- _Exercise instructions_:
Skip the pictures. Reproduce all other material exactly.
= = = =
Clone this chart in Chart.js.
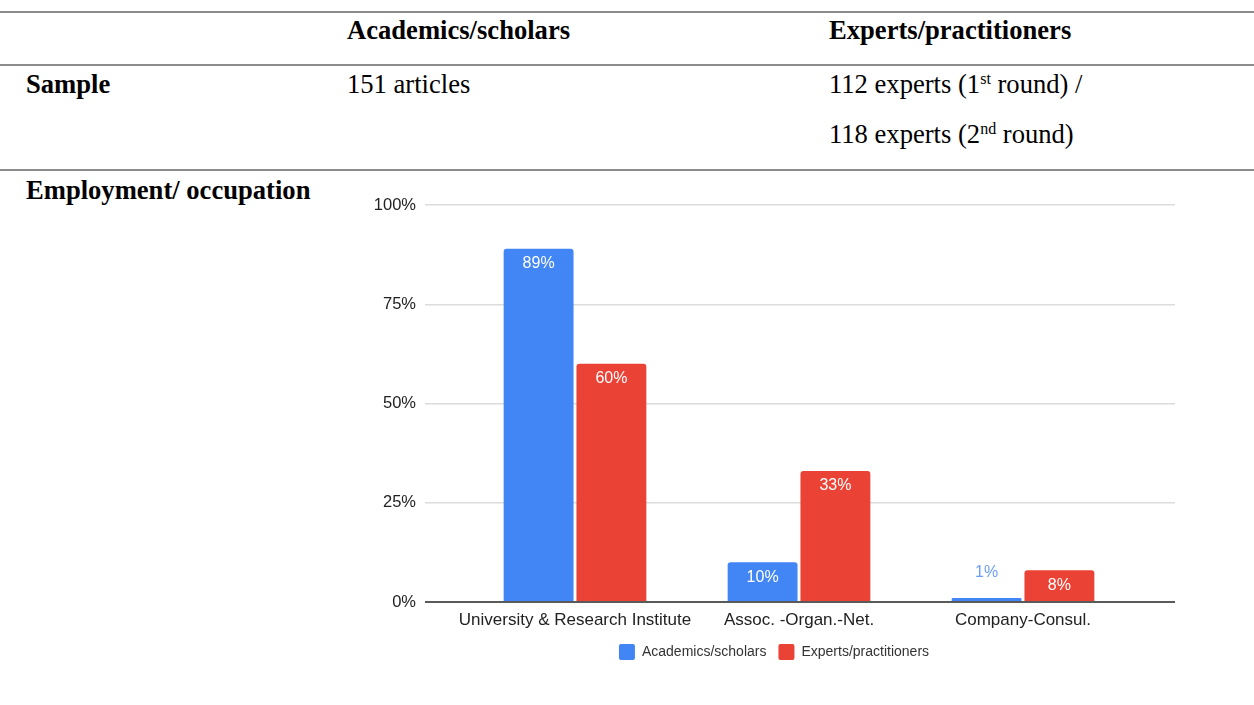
<!DOCTYPE html>
<html>
<head>
<meta charset="utf-8">
<script src="https://cdn.jsdelivr.net/npm/chart.js@4/dist/chart.umd.min.js"></script>
<style>
    html, body {
        margin: 0;
        padding: 0;
        background: #fff;
    }
    body {
        position: relative;
        width: 1254px;
        height: 705px;
        overflow: hidden;
        font-family: "Liberation Serif", "Times New Roman", serif;
        font-size: 26.6px;
        color: #000;
    }
    .rule {
        position: absolute;
        left: 0;
        width: 1254px;
        height: 2px;
        background: #8c8c8c;
    }
    .cell {
        position: absolute;
        line-height: 26px;
        white-space: nowrap;
    }
    .cell.bold {
        font-weight: bold;
    }
    .cell sup {
        font-size: 16px;
        line-height: 0;
        vertical-align: 9px;
    }
    #employmentChart {
        position: absolute;
        left: 340px;
        top: 180px;
    }
</style>
</head>
<body>
    <div class="rule" style="top: 11px;"></div>
    <div class="cell bold" style="left: 347px; top: 17px;">Academics/scholars</div>
    <div class="cell bold" style="left: 829px; top: 17px;">Experts/practitioners</div>

    <div class="rule" style="top: 64px;"></div>
    <div class="cell bold" style="left: 26px; top: 71px;">Sample</div>
    <div class="cell" style="left: 347px; top: 71px;">151 articles</div>
    <div class="cell" style="left: 829px; top: 71px;">112 experts (1<sup>st</sup> round) /</div>
    <div class="cell" style="left: 829px; top: 121px;">118 experts (2<sup>nd</sup> round)</div>

    <div class="rule" style="top: 169px;"></div>
    <div class="cell bold" style="left: 26px; top: 177px;">Employment/ occupation</div>

    <canvas id="employmentChart" width="868" height="490"></canvas>

<script>
const categories = ['University & Research Institute', 'Assoc. -Organ.-Net.', 'Company-Consul.'];
const seriesNames = ['Academics/scholars', 'Experts/practitioners'];
const academics = [89, 10, 1];
const experts = [60, 33, 8];
const yTicks = [0, 25, 50, 75, 100];

const BLUE = '#4285f4';
const RED = '#ea4335';
const SANS = '"Liberation Sans", Arial, Helvetica, sans-serif';

// gridline colours, the zero line is darker
const gridColor = c => c.tick && c.tick.value === 0 ? '#5a5a5a' : '#dcdcdc';
const gridWidth = c => c.tick && c.tick.value === 0 ? 2 : 1.5;

// percent labels: white inside tall bars, coloured above short ones
const barLabels = {
    id: 'barLabels',
    afterDatasetsDraw(chart) {
        const ctx = chart.ctx;
        ctx.save();
        ctx.font = '16px ' + SANS;
        ctx.textAlign = 'center';
        ctx.textBaseline = 'middle';
        chart.data.datasets.forEach((ds, di) => {
            const meta = chart.getDatasetMeta(di);
            meta.data.forEach((bar, i) => {
                const text = ds.data[i] + '%';
                if (bar.base - bar.y > 26) {
                    ctx.fillStyle = '#ffffff';
                    ctx.fillText(text, bar.x, bar.y + 15);
                } else {
                    ctx.fillStyle = ds.outsideLabelColor;
                    ctx.fillText(text, bar.x, bar.y - 25);
                }
            });
        });
        ctx.restore();
    }
};

document.addEventListener('DOMContentLoaded', function () {
    const ctx = document.getElementById('employmentChart').getContext('2d');
    new Chart(ctx, {
        type: 'bar',
        data: {
            labels: categories,
            datasets: [
                {
                    label: seriesNames[0],
                    data: academics,
                    backgroundColor: BLUE,
                    outsideLabelColor: '#6d9ef5',
                    borderRadius: { topLeft: 3, topRight: 3 },
                    borderSkipped: 'bottom'
                },
                {
                    label: seriesNames[1],
                    data: experts,
                    backgroundColor: RED,
                    outsideLabelColor: '#ef7366',
                    borderRadius: { topLeft: 3, topRight: 3 },
                    borderSkipped: 'bottom'
                }
            ]
        },
        options: {
            responsive: false,
            animation: false,
            categoryPercentage: 0.65,
            barPercentage: 0.96,
            layout: {
                padding: { top: 25, right: 33, bottom: 0, left: 33 }
            },
            plugins: {
                legend: {
                    position: 'bottom',
                    labels: {
                        boxWidth: 16,
                        boxHeight: 16,
                        padding: 12,
                        color: '#333',
                        font: { family: SANS, size: 14 },
                        useBorderRadius: true,
                        borderRadius: 2
                    }
                },
                tooltip: { enabled: false }
            },
            scales: {
                x: {
                    grid: { display: false, drawTicks: false },
                    border: { display: false },
                    afterFit: function (scale) {
                        scale.height = 30;
                    },
                    ticks: {
                        autoSkip: false,
                        maxRotation: 0,
                        padding: 8,
                        color: '#222',
                        font: { family: SANS, size: 17 }
                    }
                },
                y: {
                    min: 0,
                    max: 100,
                    afterBuildTicks: function (scale) {
                        scale.ticks = yTicks.map(v => ({ value: v }));
                    },
                    afterFit: function (scale) {
                        scale.width = 90;
                    },
                    border: { display: false },
                    // tick marks carry the gridlines out past the bar groups
                    grid: {
                        drawTicks: true,
                        tickLength: 38,
                        color: gridColor,
                        lineWidth: gridWidth
                    },
                    ticks: {
                        padding: 9,
                        color: '#222',
                        font: { family: SANS, size: 16.5 },
                        callback: function (value) {
                            return value + '%';
                        }
                    }
                },
                yRight: {
                    position: 'right',
                    min: 0,
                    max: 100,
                    afterBuildTicks: function (scale) {
                        scale.ticks = yTicks.map(v => ({ value: v }));
                    },
                    afterFit: function (scale) {
                        scale.width = 40;
                    },
                    border: { display: false },
                    grid: {
                        drawOnChartArea: false,
                        drawTicks: true,
                        tickLength: 40,
                        color: gridColor,
                        lineWidth: gridWidth
                    },
                    ticks: { display: false }
                }
            }
        },
        plugins: [barLabels]
    });
});
</script>
</body>
</html>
= = = =
- _Complete response_:
Clone this chart in Chart.js.
<!DOCTYPE html>
<html>
<head>
<meta charset="utf-8">
<script src="https://cdn.jsdelivr.net/npm/chart.js@4/dist/chart.umd.min.js"></script>
<style>
    html, body {
        margin: 0;
        padding: 0;
        background: #fff;
    }
    body {
        position: relative;
        width: 1254px;
        height: 705px;
        overflow: hidden;
        font-family: "Liberation Serif", "Times New Roman", serif;
        font-size: 26.6px;
        color: #000;
    }
    .rule {
        position: absolute;
        left: 0;
        width: 1254px;
        height: 2px;
        background: #8c8c8c;
    }
    .cell {
        position: absolute;
        line-height: 26px;
        white-space: nowrap;
    }
    .cell.bold {
        font-weight: bold;
    }
    .cell sup {
        font-size: 16px;
        line-height: 0;
        vertical-align: 9px;
    }
    #employmentChart {
        position: absolute;
        left: 340px;
        top: 180px;
    }
</style>
</head>
<body>
    <div class="rule" style="top: 11px;"></div>
    <div class="cell bold" style="left: 347px; top: 17px;">Academics/scholars</div>
    <div class="cell bold" style="left: 829px; top: 17px;">Experts/practitioners</div>

    <div class="rule" style="top: 64px;"></div>
    <div class="cell bold" style="left: 26px; top: 71px;">Sample</div>
    <div class="cell" style="left: 347px; top: 71px;">151 articles</div>
    <div class="cell" style="left: 829px; top: 71px;">112 experts (1<sup>st</sup> round) /</div>
    <div class="cell" style="left: 829px; top: 121px;">118 experts (2<sup>nd</sup> round)</div>

    <div class="rule" style="top: 169px;"></div>
    <div class="cell bold" style="left: 26px; top: 177px;">Employment/ occupation</div>

    <canvas id="employmentChart" width="868" height="490"></canvas>

<script>
const categories = ['University & Research Institute', 'Assoc. -Organ.-Net.', 'Company-Consul.'];
const seriesNames = ['Academics/scholars', 'Experts/practitioners'];
const academics = [89, 10, 1];
const experts = [60, 33, 8];
const yTicks = [0, 25, 50, 75, 100];

const BLUE = '#4285f4';
const RED = '#ea4335';
const SANS = '"Liberation Sans", Arial, Helvetica, sans-serif';

// gridline colours, the zero line is darker
const gridColor = c => c.tick && c.tick.value === 0 ? '#5a5a5a' : '#dcdcdc';
const gridWidth = c => c.tick && c.tick.value === 0 ? 2 : 1.5;

// percent labels: white inside tall bars, coloured above short ones
const barLabels = {
    id: 'barLabels',
    afterDatasetsDraw(chart) {
        const ctx = chart.ctx;
        ctx.save();
        ctx.font = '16px ' + SANS;
        ctx.textAlign = 'center';
        ctx.textBaseline = 'middle';
        chart.data.datasets.forEach((ds, di) => {
            const meta = chart.getDatasetMeta(di);
            meta.data.forEach((bar, i) => {
                const text = ds.data[i] + '%';
                if (bar.base - bar.y > 26) {
                    ctx.fillStyle = '#ffffff';
                    ctx.fillText(text, bar.x, bar.y + 15);
                } else {
                    ctx.fillStyle = ds.outsideLabelColor;
                    ctx.fillText(text, bar.x, bar.y - 25);
                }
            });
        });
        ctx.restore();
    }
};

document.addEventListener('DOMContentLoaded', function () {
    const ctx = document.getElementById('employmentChart').getContext('2d');
    new Chart(ctx, {
        type: 'bar',
        data: {
            labels: categories,
            datasets: [
                {
                    label: seriesNames[0],
                    data: academics,
                    backgroundColor: BLUE,
                    outsideLabelColor: '#6d9ef5',
                    borderRadius: { topLeft: 3, topRight: 3 },
                    borderSkipped: 'bottom'
                },
                {
                    label: seriesNames[1],
                    data: experts,
                    backgroundColor: RED,
                    outsideLabelColor: '#ef7366',
                    borderRadius: { topLeft: 3, topRight: 3 },
                    borderSkipped: 'bottom'
                }
            ]
        },
        options: {
            responsive: false,
            animation: false,
            categoryPercentage: 0.65,
            barPercentage: 0.96,
            layout: {
                padding: { top: 25, right: 33, bottom: 0, left: 33 }
            },
            plugins: {
                legend: {
                    position: 'bottom',
                    labels: {
                        boxWidth: 16,
                        boxHeight: 16,
                        padding: 12,
                        color: '#333',
                        font: { family: SANS, size: 14 },
                        useBorderRadius: true,
                        borderRadius: 2
                    }
                },
                tooltip: { enabled: false }
            },
            scales: {
                x: {
                    grid: { display: false, drawTicks: false },
                    border: { display: false },
                    afterFit: function (scale) {
                        scale.height = 30;
                    },
                    ticks: {
                        autoSkip: false,
                        maxRotation: 0,
                        padding: 8,
                        color: '#222',
                        font: { family: SANS, size: 17 }
                    }
                },
                y: {
                    min: 0,
                    max: 100,
                    afterBuildTicks: function (scale) {
                        scale.ticks = yTicks.map(v => ({ value: v }));
                    },
                    afterFit: function (scale) {
                        scale.width = 90;
                    },
                    border: { display: false },
                    // tick marks carry the gridlines out past the bar groups
                    grid: {
                        drawTicks: true,
                        tickLength: 38,
                        color: gridColor,
                        lineWidth: gridWidth
                    },
                    ticks: {
                        padding: 9,
                        color: '#222',
                        font: { family: SANS, size: 16.5 },
                        callback: function (value) {
                            return value + '%';
                        }
                    }
                },
                yRight: {
                    position: 'right',
                    min: 0,
                    max: 100,
                    afterBuildTicks: function (scale) {
                        scale.ticks = yTicks.map(v => ({ value: v }));
                    },
                    afterFit: function (scale) {
                        scale.width = 40;
                    },
                    border: { display: false },
                    grid: {
                        drawOnChartArea: false,
                        drawTicks: true,
                        tickLength: 40,
                        color: gridColor,
                        lineWidth: gridWidth
                    },
                    ticks: { display: false }
                }
            }
        },
        plugins: [barLabels]
    });
});
</script>
</body>
</html>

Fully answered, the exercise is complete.